Ardent Global is the world’s largest salvor; it’s innovative solutions augment the world’s toolbox of equipment and services
In little over three and a half years, Ardent Global has risen to be the marine world’s largest salvor by value revenue, tonnage and number of projects. Among its portfolio of projects, decommissioning projects feature strongly. The company works across the value chain from asset retirement through to removal, site remediation and monitoring.
Having the Crowley Corporation and Svitzer as parent companies obviously helped its meteoric rise. Given this heritage Ardent can also offer clients the option of taking on legal title of an asset due for decommissioning at the hydrocarbon-free stage. Operators benefit from having the asset and liability for its operating and insurance costs removed from its balance sheet. Ardent benefits by carrying out all phases of the project, from removal through to recycling. Title transfer is not commonplace in the oil and gas industry. Ardent is believed to be the first to offer this service when it comes to decommissioning.
At the core of Ardent’s value proposition, explained business development director Stuart Martin, is the group’s ‘asset-light’ philosophy. “The company does not own any decommissioning vessels or major equipment. The preference is to use the world toolbox wherever possible,” he said. This means trying to find the right asset and tools on the open market. “And if it doesn't, if we can't find something that will fit the job. We design, build and deploy our own systems.”
Ardent is pioneering the title transfer concept, familiar to the oil and gas industry, in the decommissioning sector. The company draws on its existing insurance arrangements to take on the title of a client’s offshore structure.
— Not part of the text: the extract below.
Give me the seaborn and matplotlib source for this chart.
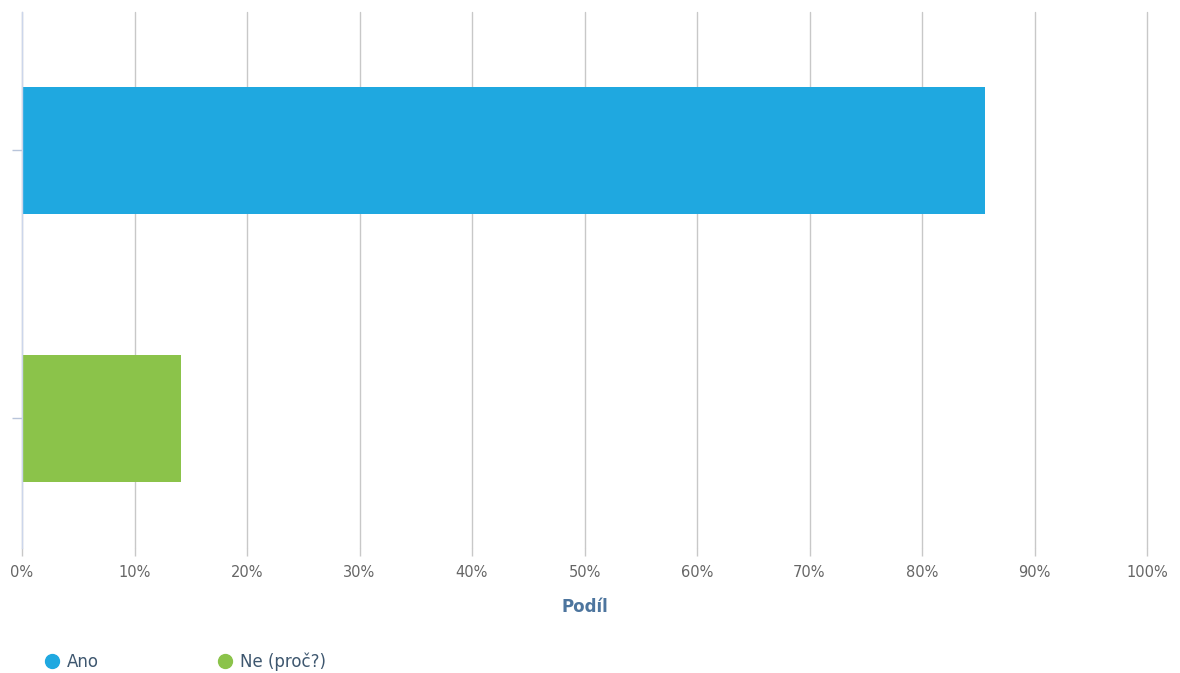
import matplotlib
matplotlib.use("Agg")
import matplotlib.pyplot as plt
from matplotlib.lines import Line2D
from matplotlib.ticker import MultipleLocator, PercentFormatter
import pandas as pd
import seaborn as sns

categories = ["Ano", "Ne (proč?)"]
values = [85.6, 14.1]
colors = ["#1fa8e0", "#8bc34a"]

df = pd.DataFrame({"answer": categories, "share": values})

sns.set_style("white")
plt.rcParams["font.family"] = ["DejaVu Sans"]

fig = plt.figure(figsize=(11.8, 6.73), dpi=100)
ax = fig.add_axes([22 / 1180, 1 - 548 / 673, 1125 / 1180, 536 / 673])

sns.barplot(data=df, x="share", y="answer", hue="answer", palette=colors,
            width=0.474, legend=False, ax=ax, saturation=1, edgecolor="none")

ax.set_xlim(0, 100)
ax.set_ylim(1.485, -0.515)
ax.xaxis.set_major_locator(MultipleLocator(10))
ax.xaxis.set_major_formatter(PercentFormatter(decimals=0))
ax.grid(axis="x", color="#c8c8c8", linewidth=1)
for gl in ax.get_xgridlines():
    gl.set_clip_on(False)
ax.set_axisbelow(True)
for s in ["top", "right", "bottom"]:
    ax.spines[s].set_visible(False)
ax.spines["left"].set_color("#ccd6eb")
ax.spines["left"].set_linewidth(1)

ax.set_yticks([0, 1])
ax.set_yticklabels(["", ""])
ax.tick_params(axis="y", left=True, length=7, color="#b8c4da", width=1)
ax.tick_params(axis="x", bottom=True, length=6, color="#c8c8c8", width=1, labelsize=10.5,
               labelcolor="#666666", pad=6)
ax.set_ylabel("")
ax.set_xlabel("Podíl", fontsize=12, fontweight="bold", color="#4d759e", labelpad=13)

handles = [Line2D([], [], marker="o", linestyle="", markersize=10,
                  markerfacecolor=c, markeredgecolor=c) for c in colors]
fig.legend(handles, categories, loc="center left", bbox_to_anchor=(30 / 1180, 1 - 662 / 673),
           ncol=2, frameon=False, fontsize=12, labelcolor="#3e576f",
           handlelength=0.8, handletextpad=0.5, columnspacing=7.2)

fig.savefig("out.png", dpi=100, facecolor="white")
The value to the operator is reduced risk exposure and potentially lower premiums. Ardent’s gain is the contract to undertake the entire project from removal to recycling (source: Ardent Gobal)
On a recent retrieval of a jackup rig, the company recovered the asset by designing and building a guillotine, and then chopping the jackup into manageable pieces so that it could easily be pulled off the seabed. The company has also designed and will build its own recovery system for retrieving jackets as an alternative to heavy-lift vessels.
Ardent undertakes projects on a lump sum basis. “This gives the client certainty and supports us in applying the best of what we know, streamlining project management, and offering the client a one stop solution,” said Mr Martin.
Ardent’s innovative approach has drawn admirers and the group is a member of the UK government-funded Oil and Gas Technology Centre. “We have become a technology anchoring company and just delivered a first project.”
Ardent is currently decommissioning two platforms in the southern North Sea and removing a TLP in the Gulf of Mexico. Mr Martin said the company is confident of securing further work in the North Sea in the coming months.
From the case files: Tarsiut Drilling Island
ConocoPhillips built Tarsiut Drilling Island in the Canadian Beaufort Sea in the early 1980s for drilling exploration wells in the extremely harsh environment off Canada’s northern shores. To support year-round drilling in ice-infested waters, the island was reinforced with four massive, 5,500-ton concrete caissons measuring 226 feet (69 m) long and 49 feet (15 m). In Arctic waters, caissons surround equipment below the waterline, protecting it from damage caused by drifting ice.
Gulf Canada drilled two wells from the location in 1981–1982, with as many as 131 people onsite at a time. But despite the innovative approach, Tarsiut Island could not withstand severe Arctic storms. The platform was decommissioned in 1984 and the caissons were towed to Thetis Bay, offshore Herschel Island in the Yukon province.
In 2017 Ardent was brought in to re-float the island and tow it on a semisubmersible barge from the Beaufort Sea to Mexico for breakup. “There was cross-border environmental legislation to comply with and a very long tow with very little by way of support mechanisms in such a remote location,” recalled Ardent business development director Stuart Martin.
“We only had access to the ice-bound Beaufort Sea for eight weeks so literally had a five-week turnaround time to do this. We couldn't demolish in situ and had to achieve our objectives with sensitivity to the local environment and its indigenous communities.”
The project was undertaken on a mixed commercial basis: part lump sum; part day rate; part on a cost/plus basis. Critical equipment was brought in from all over the USA and Canada by truck and ice roads.
The project was managed on time and on budget without a single incident.
“We overcame environmental challenges, put together a supply chain, we dealt with all the unknowns around the structure, complied with all the rules and regulations, including Conoco Phillips’ processes and procedures while managing stakeholder engagement between the client, contractors, the government and local community,” said Mr Martin.